Requirements
List all lines of the data that include the string "Write".

----------------------------------------

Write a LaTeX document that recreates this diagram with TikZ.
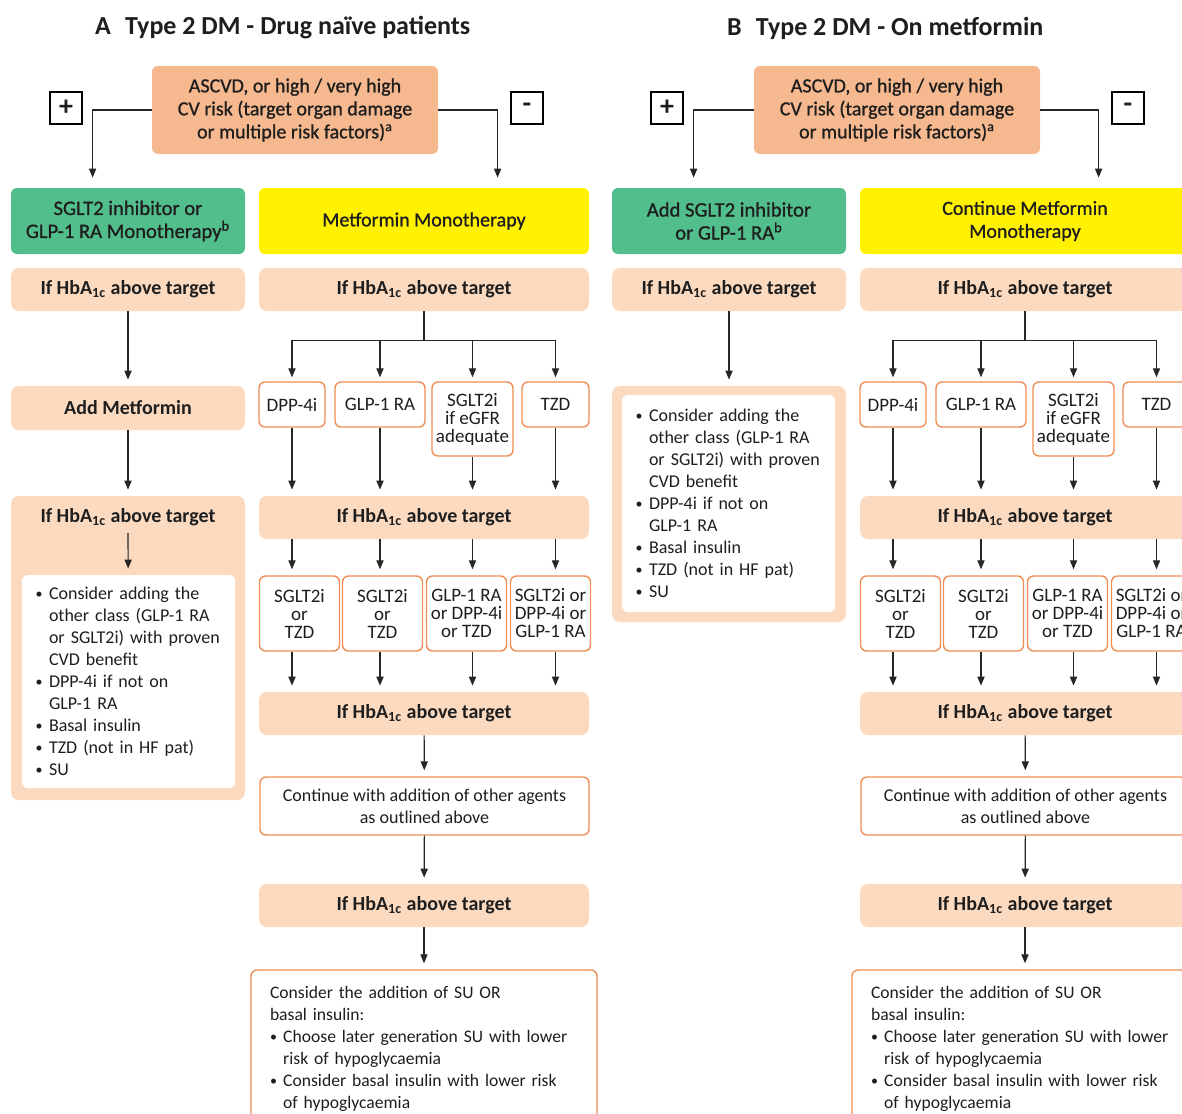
\documentclass[tikz,border=0pt]{standalone}
\usepackage{fontspec}
\setmainfont{Carlito}
\newfontfamily\medfont{Carlito}[FakeBold=0.9]
\usetikzlibrary{arrows.meta}
\newlength\px
\setlength\px{0.5pt}
\definecolor{riskfill}{HTML}{F6B88E}
\definecolor{peach}{HTML}{FCDAC0}
\definecolor{sglgreen}{HTML}{52BE8C}
\definecolor{metyellow}{HTML}{FFF100}
\definecolor{optorange}{HTML}{EF8D55}
\definecolor{ink}{HTML}{1E1E1E}
\newcommand{\bul}{\makebox[0.75em][l]{\raisebox{0.12ex}{\scriptsize\textbullet}}}
\newcommand{\bulind}{\hspace*{0.75em}}
\newcommand{\hba}{If HbA\textsubscript{1c} above target}
\begin{document}
\begin{tikzpicture}[x=\px, y=-\px, every node/.style={text=ink}]
  \tikzset{
    paneltitle/.style={anchor=west, font=\fontsize{13}{15}\selectfont\bfseries},
    riskbox/.style={rectangle, rounded corners=3pt, fill=riskfill, align=center, minimum width=286\px, minimum height=88\px, font=\fontsize{10}{11.5}\selectfont\medfont},
    signbox/.style={rectangle, draw=black, line width=0.8pt, fill=white, minimum size=32\px, inner sep=0pt, font=\fontsize{14}{14}\selectfont\bfseries},
    greenbox/.style={rectangle, rounded corners=3pt, fill=sglgreen, align=center, minimum width=234\px, minimum height=66\px, font=\fontsize{10.3}{11.5}\selectfont\medfont},
    yellowbox/.style={rectangle, rounded corners=3pt, fill=metyellow, align=center, minimum width=330\px, minimum height=66\px, font=\fontsize{10}{11.5}\selectfont\medfont},
    hbabox/.style={rectangle, rounded corners=4pt, fill=peach, minimum height=43\px, font=\fontsize{10}{12}\selectfont\bfseries},
    peachpanel/.style={rectangle, rounded corners=4pt, fill=peach, minimum width=234\px},
    bulletbox/.style={rectangle, rounded corners=3pt, fill=white, text width=186\px, align=left, minimum width=213\px, font=\fontsize{9}{11}\selectfont},
    optbox/.style={rectangle, rounded corners=3pt, draw=optorange, line width=0.7pt, fill=white, align=center, inner sep=1pt, minimum height=45\px, font=\fontsize{9.5}{9}\selectfont},
    notebox/.style={rectangle, rounded corners=3pt, draw=optorange, line width=0.7pt, fill=white, font=\fontsize{9}{11}\selectfont},
    flowline/.style={line width=0.6pt, draw=black!85},
    flowarrow/.style={flowline, -{Triangle[length=4.5pt,width=3.6pt]}, shorten >=3pt}
  }
  \useasboundingbox (0,0) rectangle (1182,1113);
  \clip (0,0) rectangle (1182,1113);

  % A: drug naive
  \node[paneltitle] (titleA) at (88,28) {A\hspace{0.55em}Type 2 DM - Drug naïve patients};
  \node[riskbox] (riskA) at (295,110) {ASCVD, or high / very high\\CV risk (target organ damage\\or multiple risk factors)\textsuperscript{a}};
  \node[signbox] (plusA) at (66,108) {+};
  \node[signbox] (minusA) at (527,108) {-};
  \node[greenbox] (greenA) at (128,221) {SGLT2 inhibitor or\\GLP-1 RA Monotherapy\textsuperscript{b}};
  \node[yellowbox] (yellowA) at (424,221) {Metformin Monotherapy};
  \draw[flowarrow, shorten >=10\px] (riskA.west) -| ([xshift=82\px]greenA.north west);
  \draw[flowarrow, shorten >=10\px] (riskA.east) -| ([xshift=239\px]yellowA.north west);

  \node[hbabox, minimum width=234\px] (hbaAL) at (128,289.5) {\hba};
  \node[hbabox, minimum width=234\px, minimum height=44\px] (metA) at (128,408) {Add Metformin};
  \node[peachpanel, minimum height=304\px] (panelA) at (128,648) {};
  \node[font=\fontsize{10}{12}\selectfont\bfseries] (headA) at (128,517) {\hba};
  \node[bulletbox, minimum height=213\px] (listA) at (128.5,681.5) {\bul Consider adding the\\\bulind other class (GLP-1 RA\\\bulind or SGLT2i) with proven\\\bulind CVD benefit\\\bul DPP-4i if not on\\\bulind GLP-1 RA\\\bul Basal insulin\\\bul TZD (not in HF pat)\\\bul SU};
  \draw[flowarrow] (hbaAL) -- (metA);
  \draw[flowarrow] (metA) -- (panelA);
  \draw[flowarrow] (headA) -- (listA);

  \node[hbabox, minimum width=330\px] (hbaA1) at (424,289.5) {\hba};
  \node[optbox, minimum width=66\px] (dppA) at (292,404.5) {DPP-4i};
  \node[optbox, minimum width=90\px] (glpA) at (380,404.5) {GLP-1 RA};
  \node[optbox, minimum width=81\px, minimum height=74\px] (sglA) at (472.5,419) {SGLT2i\\if eGFR\\adequate};
  \node[optbox, minimum width=67\px] (tzdA) at (555.5,404.5) {TZD};
  \node[hbabox, minimum width=330\px] (hbaA2) at (424,517.5) {\hba};
  \node[optbox, minimum width=80\px, minimum height=75\px] (addA1) at (299.5,613.5) {SGLT2i\\or\\TZD};
  \node[optbox, minimum width=80\px, minimum height=75\px] (addA2) at (382.5,613.5) {SGLT2i\\or\\TZD};
  \node[optbox, minimum width=80\px, minimum height=75\px] (addA3) at (466.5,613.5) {GLP-1 RA\\or DPP-4i\\or TZD};
  \node[optbox, minimum width=80\px, minimum height=75\px] (addA4) at (550.5,613.5) {SGLT2i or\\DPP-4i or\\GLP-1 RA};
  \node[hbabox, minimum width=330\px] (hbaA3) at (424,713.5) {\hba};
  \node[notebox, align=center, minimum width=329\px, minimum height=58\px] (contA) at (424.5,806) {Continue with addition of other agents\\as outlined above};
  \node[hbabox, minimum width=330\px] (hbaA4) at (424,905.5) {\hba};
  \node[notebox, align=left, text width=308\px, minimum width=346\px, minimum height=158\px, font=\fontsize{8.8}{11}\selectfont] (finA) at (424,1049) {Consider the addition of SU OR\\basal insulin:\\\bul Choose later generation SU with lower\\\bulind risk of hypoglycaemia\\\bul Consider basal insulin with lower risk\\\bulind of hypoglycaemia};

  \draw[flowline] (hbaA1.south) -- ++(0,29) coordinate (forkA);
  \foreach \opt in {dppA,glpA,sglA,tzdA}
    \draw[flowarrow, shorten >=2pt] (forkA) -| (\opt.north);
  \foreach \opt/\add in {dppA/addA1,glpA/addA2,sglA/addA3,tzdA/addA4} {
    \draw[flowarrow] (\opt.south) -- (\opt.south |- hbaA2.north);
    \draw[flowarrow] (\opt.south |- hbaA2.south) -- (\opt.south |- \add.north);
    \draw[flowarrow] (\opt.south |- \add.south) -- (\opt.south |- hbaA3.north);
  }
  \draw[flowarrow] (hbaA3) -- (contA);
  \draw[flowarrow] (contA) -- (hbaA4);
  \draw[flowarrow] (hbaA4) -- (finA);

  % B: on metformin
  \begin{scope}[xshift=601\px]
  \node[paneltitle] (titleB) at (119,28) {B\hspace{0.55em}Type 2 DM - On metformin};
  \node[riskbox] (riskB) at (296,110) {ASCVD, or high / very high\\CV risk (target organ damage\\or multiple risk factors)\textsuperscript{a}};
  \node[signbox] (plusB) at (66,108) {+};
  \node[signbox] (minusB) at (527,108) {-};
  \node[greenbox] (greenB) at (128,221) {Add SGLT2 inhibitor\\or GLP-1 RA\textsuperscript{b}};
  \node[yellowbox] (yellowB) at (424,221) {Continue Metformin\\Monotherapy};
  \draw[flowarrow, shorten >=10\px] (riskB.west) -| ([xshift=82\px]greenB.north west);
  \draw[flowarrow, shorten >=10\px] (riskB.east) -| ([xshift=239\px]yellowB.north west);

  \node[hbabox, minimum width=234\px] (hbaBL) at (128,289.5) {\hba};
  \node[peachpanel, minimum height=236\px] (panelB) at (128,504) {};
  \node[bulletbox, minimum height=217\px] (listB) at (127.5,503.5) {\bul Consider adding the\\\bulind other class (GLP-1 RA\\\bulind or SGLT2i) with proven\\\bulind CVD benefit\\\bul DPP-4i if not on\\\bulind GLP-1 RA\\\bul Basal insulin\\\bul TZD (not in HF pat)\\\bul SU};
  \draw[flowarrow] (hbaBL) -- (panelB);

  \node[hbabox, minimum width=330\px] (hbaB1) at (424,289.5) {\hba};
  \node[optbox, minimum width=66\px] (dppB) at (292,404.5) {DPP-4i};
  \node[optbox, minimum width=90\px] (glpB) at (380,404.5) {GLP-1 RA};
  \node[optbox, minimum width=81\px, minimum height=74\px] (sglB) at (472.5,419) {SGLT2i\\if eGFR\\adequate};
  \node[optbox, minimum width=67\px] (tzdB) at (555.5,404.5) {TZD};
  \node[hbabox, minimum width=330\px] (hbaB2) at (424,517.5) {\hba};
  \node[optbox, minimum width=80\px, minimum height=75\px] (addB1) at (299.5,613.5) {SGLT2i\\or\\TZD};
  \node[optbox, minimum width=80\px, minimum height=75\px] (addB2) at (382.5,613.5) {SGLT2i\\or\\TZD};
  \node[optbox, minimum width=80\px, minimum height=75\px] (addB3) at (466.5,613.5) {GLP-1 RA\\or DPP-4i\\or TZD};
  \node[optbox, minimum width=80\px, minimum height=75\px] (addB4) at (550.5,613.5) {SGLT2i or\\DPP-4i or\\GLP-1 RA};
  \node[hbabox, minimum width=330\px] (hbaB3) at (424,713.5) {\hba};
  \node[notebox, align=center, minimum width=329\px, minimum height=58\px] (contB) at (424.5,806) {Continue with addition of other agents\\as outlined above};
  \node[hbabox, minimum width=330\px] (hbaB4) at (424,905.5) {\hba};
  \node[notebox, align=left, text width=308\px, minimum width=346\px, minimum height=158\px, font=\fontsize{8.8}{11}\selectfont] (finB) at (424,1049) {Consider the addition of SU OR\\basal insulin:\\\bul Choose later generation SU with lower\\\bulind risk of hypoglycaemia\\\bul Consider basal insulin with lower risk\\\bulind of hypoglycaemia};

  \draw[flowline] (hbaB1.south) -- ++(0,29) coordinate (forkB);
  \foreach \opt in {dppB,glpB,sglB,tzdB}
    \draw[flowarrow, shorten >=2pt] (forkB) -| (\opt.north);
  \foreach \opt/\add in {dppB/addB1,glpB/addB2,sglB/addB3,tzdB/addB4} {
    \draw[flowarrow] (\opt.south) -- (\opt.south |- hbaB2.north);
    \draw[flowarrow] (\opt.south |- hbaB2.south) -- (\opt.south |- \add.north);
    \draw[flowarrow] (\opt.south |- \add.south) -- (\opt.south |- hbaB3.north);
  }
  \draw[flowarrow] (hbaB3) -- (contB);
  \draw[flowarrow] (contB) -- (hbaB4);
  \draw[flowarrow] (hbaB4) -- (finB);
  \end{scope}
\end{tikzpicture}
\end{document}
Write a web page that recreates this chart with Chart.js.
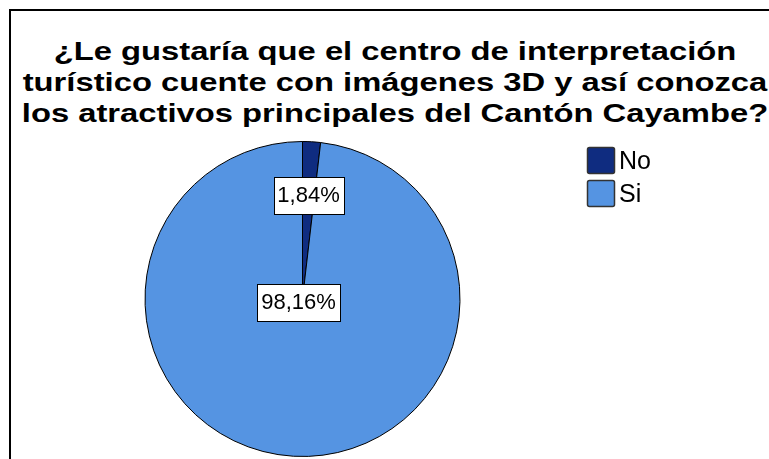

----------------------------------------

The answer
Write a LaTeX document that recreates this diagram with TikZ.
Write a web page that recreates this chart with Chart.js.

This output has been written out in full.